Managing Journal Size

shell
# View recent journal entries
# Check current journal size
journalctl --disk-usage

# Remove old journal entries (keep last 2 days)
journalctl --vacuum-time=2d

# Limit journal size to 1GB
journalctl --vacuum-size=1G

# Configure persistent limits in /etc/systemd/journald.conf
SystemMaxUse=1G
SystemKeepFree=500M
Configuration Parameters

Table: Journal Source

ParameterTypeRequiredDefault ValueDescription
currentBootOnlybooleanoptional[a] false If true, only collect logs from the current boot.
directorystringoptional[a]   Allows you to specify the journal directory to collect from. If not specified collection is from the local journal.
excludeUnitsarray of stringsoptional[a]   If specified, LogScale will not collect from these units.
includeUnitsarray of stringsoptional[a]   If specified, LogScale only collects from these units.
parserstringoptional[a]   Specify the parser used to parse the logs. If you install the parser through a package you must specify the type and name as displayed on the parser's page. For example linux/system-logs:linux/system-logs.
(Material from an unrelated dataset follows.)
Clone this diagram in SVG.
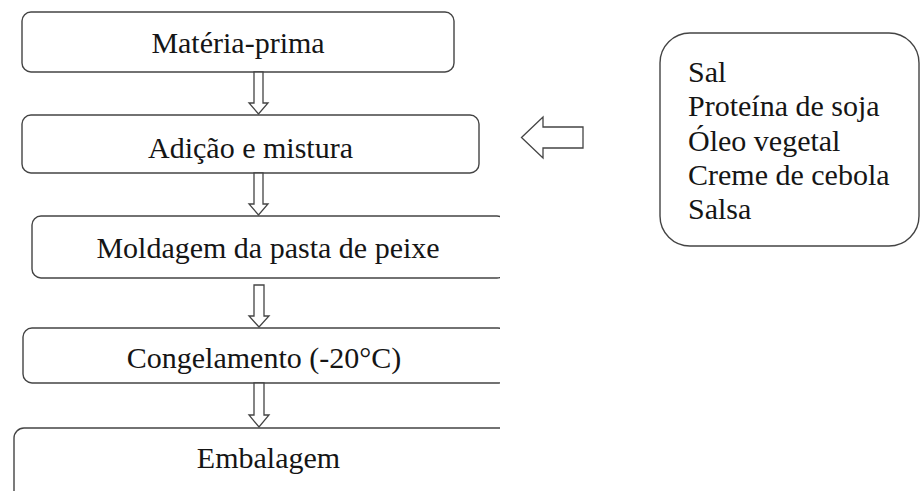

If a parser is assigned to the ingest token, this parser is ignored.
sinkstringrequired   Name of the sink that collected events should be sent to.
transformstransformoptional[a]   Specify transforms to use for this source (optional). See All Sources: How to Use Transforms to learn how to use transforms.
typejournaldrequired   The source type must be set to journald.

[a] Optional parameters use their default value unless explicitly set.